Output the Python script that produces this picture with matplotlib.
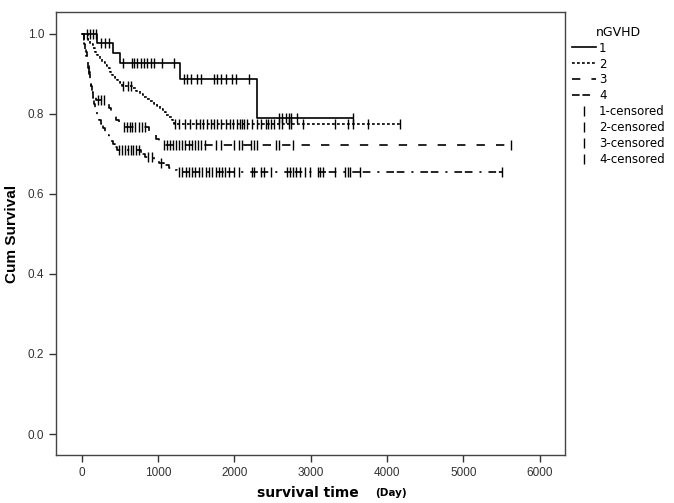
import numpy as np
import matplotlib
matplotlib.use("Agg")
import matplotlib.pyplot as plt
from matplotlib.lines import Line2D

plt.rcParams["lines.scale_dashes"] = False

# Kaplan-Meier step points (time in days, cum survival)
g1_times = [0, 195, 415, 495, 1290, 2290]
g1_surv = [1.0, 0.976, 0.952, 0.928, 0.887, 0.789]
g1_end = 3555
g1_cens = [65, 104, 143, 182, 250, 300, 350,
           534, 651, 690, 729, 781, 820, 859, 911, 950, 1055, 1211,
           1341, 1380, 1432, 1510, 1562, 1732, 1771, 1823, 1888, 1966, 2018, 2187,
           2578, 2617, 2669, 2708, 2747, 2825, 3555]

g2_times = [0, 78, 104, 143, 169, 195, 234, 260, 299, 326, 365, 391, 430, 456, 495, 521,
            664, 716, 768, 807, 859, 898, 950, 990, 1029, 1068, 1107, 1146, 1185, 1211]
g2_surv = [1.0, 0.985, 0.975, 0.965, 0.955, 0.948, 0.937, 0.93, 0.922, 0.915, 0.905, 0.898,
           0.89, 0.884, 0.876, 0.870, 0.865, 0.858, 0.85, 0.843, 0.838, 0.832, 0.826, 0.82,
           0.812, 0.806, 0.798, 0.792, 0.784, 0.776]
g2_end = 4166
g2_cens = [540, 600, 650,
           1224, 1276, 1354, 1419, 1497, 1549, 1588, 1641, 1693, 1732, 1771, 1823, 1888,
           1940, 1979, 2031, 2070, 2096, 2122, 2161, 2226, 2291, 2344, 2409, 2435, 2474,
           2513, 2578, 2617, 2708, 2747, 2903, 3320, 3489, 3554, 3750, 4166]

g3_times = [0, 26, 39, 52, 65, 78, 91, 104, 117, 130, 156, 182, 326, 352, 378, 404, 443,
            482, 521, 885, 924, 977, 1016, 1055]
g3_surv = [1.0, 0.985, 0.97, 0.955, 0.94, 0.92, 0.905, 0.885, 0.87, 0.855, 0.845, 0.835,
           0.825, 0.815, 0.805, 0.795, 0.785, 0.776, 0.768, 0.758, 0.748, 0.738, 0.73, 0.722]
g3_end = 5625
g3_cens = [208, 247, 286,
           547, 586, 625, 664, 703, 755, 794, 833,
           1081, 1120, 1159, 1198, 1237, 1276, 1315, 1354, 1406, 1445, 1484, 1523, 1562,
           1615, 1758, 1823, 1992, 2057, 2096, 2213, 2252, 2291, 2539, 2578, 2773, 5625]

g4_times = [0, 26, 39, 52, 65, 78, 91, 104, 117, 130, 143, 156, 169, 195, 221, 247, 273,
            299, 326, 352, 378, 404, 430, 456, 781, 833, 950, 1016, 1081, 1146, 1198, 1250]
g4_surv = [1.0, 0.975, 0.96, 0.945, 0.93, 0.915, 0.9, 0.885, 0.87, 0.855, 0.84, 0.825,
           0.81, 0.795, 0.785, 0.775, 0.765, 0.755, 0.748, 0.74, 0.732, 0.725, 0.718, 0.71,
           0.70, 0.692, 0.685, 0.678, 0.672, 0.666, 0.661, 0.656]
g4_end = 5508
g4_cens = [482, 521, 560, 599, 638, 677, 716, 755, 872, 924, 1042,
           1276, 1315, 1367, 1406, 1445, 1484, 1536, 1575, 1628, 1667, 1706, 1758, 1797,
           1836, 1875, 1927, 1992, 2057, 2226, 2252, 2344, 2383, 2474, 2682, 2734, 2773,
           2812, 2864, 2929, 2994, 3098, 3124, 3163, 3320, 3450, 3489, 3515, 3646, 5508]

groups = ["1", "2", "3", "4"]
styles = ["-", (0, (2, 1.6)), (0, (6, 8)), (0, (5.5, 2, 5.5, 5, 1.5, 5))]

fig = plt.figure(figsize=(6.74, 5.03), dpi=100)
ax = fig.add_axes([0.083, 0.0954, 0.755, 0.881])

data = [(g1_times, g1_surv, g1_end, g1_cens),
        (g2_times, g2_surv, g2_end, g2_cens),
        (g3_times, g3_surv, g3_end, g3_cens),
        (g4_times, g4_surv, g4_end, g4_cens)]

for (t, s, end, cens), ls in zip(data, styles):
    x = t + [end]
    y = s + [s[-1]]
    ax.step(x, y, where="post", color="black", lw=1.2, linestyle=ls)
    idx = np.searchsorted(t, cens, side="right") - 1
    ax.plot(cens, np.array(s)[idx], linestyle="none", marker="|", color="black",
            markersize=7, markeredgewidth=1.0)

ax.set_xlim(-339, 6328)
ax.set_ylim(-0.0525, 1.055)
ax.set_xticks(np.arange(0, 6001, 1000))
ax.set_yticks(np.arange(0, 1.01, 0.2))
ax.set_yticklabels(["%.1f" % v for v in np.arange(0, 1.01, 0.2)])
ax.tick_params(direction="out", length=5, width=1, colors="#333333", labelsize=8.5)
for lab in ax.get_xticklabels() + ax.get_yticklabels():
    lab.set_fontfamily("Liberation Sans")
for sp in ax.spines.values():
    sp.set_color("#444444")
    sp.set_linewidth(1.0)

ax.set_ylabel("Cum Survival", fontsize=11, fontweight="bold", family="Liberation Sans",
              labelpad=6)
fig.text(0.381, 0.02, "survival time", fontsize=10, fontweight="bold", ha="left", va="center")
fig.text(0.556, 0.02, "(Day)", fontsize=7.5, fontweight="bold", ha="left", va="center")

handles = [Line2D([], [], color="black", lw=1.2, linestyle=ls) for ls in styles]
handles += [Line2D([], [], color="black", linestyle="none", marker="|", markersize=7)
            for _ in groups]
labels = groups + [g + "-censored" for g in groups]
leg = ax.legend(handles, labels, loc="upper left", bbox_to_anchor=(1.0, 0.985),
                frameon=False, title="nGVHD", fontsize=8.5, title_fontsize=9,
                handlelength=2.0, handletextpad=0.3, labelspacing=0.25,
                borderaxespad=0.2)

fig.savefig("out.png", dpi=100)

• • •

EXERCISE GOAL:
Your task is to reproduce exactly the lines from the start of the data above through the line containing "3554, 3750, 4166]", leaving every picture out.

PROBLEM SOLUTION:
Output the Python script that produces this picture with matplotlib.
import numpy as np
import matplotlib
matplotlib.use("Agg")
import matplotlib.pyplot as plt
from matplotlib.lines import Line2D

plt.rcParams["lines.scale_dashes"] = False

# Kaplan-Meier step points (time in days, cum survival)
g1_times = [0, 195, 415, 495, 1290, 2290]
g1_surv = [1.0, 0.976, 0.952, 0.928, 0.887, 0.789]
g1_end = 3555
g1_cens = [65, 104, 143, 182, 250, 300, 350,
           534, 651, 690, 729, 781, 820, 859, 911, 950, 1055, 1211,
           1341, 1380, 1432, 1510, 1562, 1732, 1771, 1823, 1888, 1966, 2018, 2187,
           2578, 2617, 2669, 2708, 2747, 2825, 3555]

g2_times = [0, 78, 104, 143, 169, 195, 234, 260, 299, 326, 365, 391, 430, 456, 495, 521,
            664, 716, 768, 807, 859, 898, 950, 990, 1029, 1068, 1107, 1146, 1185, 1211]
g2_surv = [1.0, 0.985, 0.975, 0.965, 0.955, 0.948, 0.937, 0.93, 0.922, 0.915, 0.905, 0.898,
           0.89, 0.884, 0.876, 0.870, 0.865, 0.858, 0.85, 0.843, 0.838, 0.832, 0.826, 0.82,
           0.812, 0.806, 0.798, 0.792, 0.784, 0.776]
g2_end = 4166
g2_cens = [540, 600, 650,
           1224, 1276, 1354, 1419, 1497, 1549, 1588, 1641, 1693, 1732, 1771, 1823, 1888,
           1940, 1979, 2031, 2070, 2096, 2122, 2161, 2226, 2291, 2344, 2409, 2435, 2474,
           2513, 2578, 2617, 2708, 2747, 2903, 3320, 3489, 3554, 3750, 4166]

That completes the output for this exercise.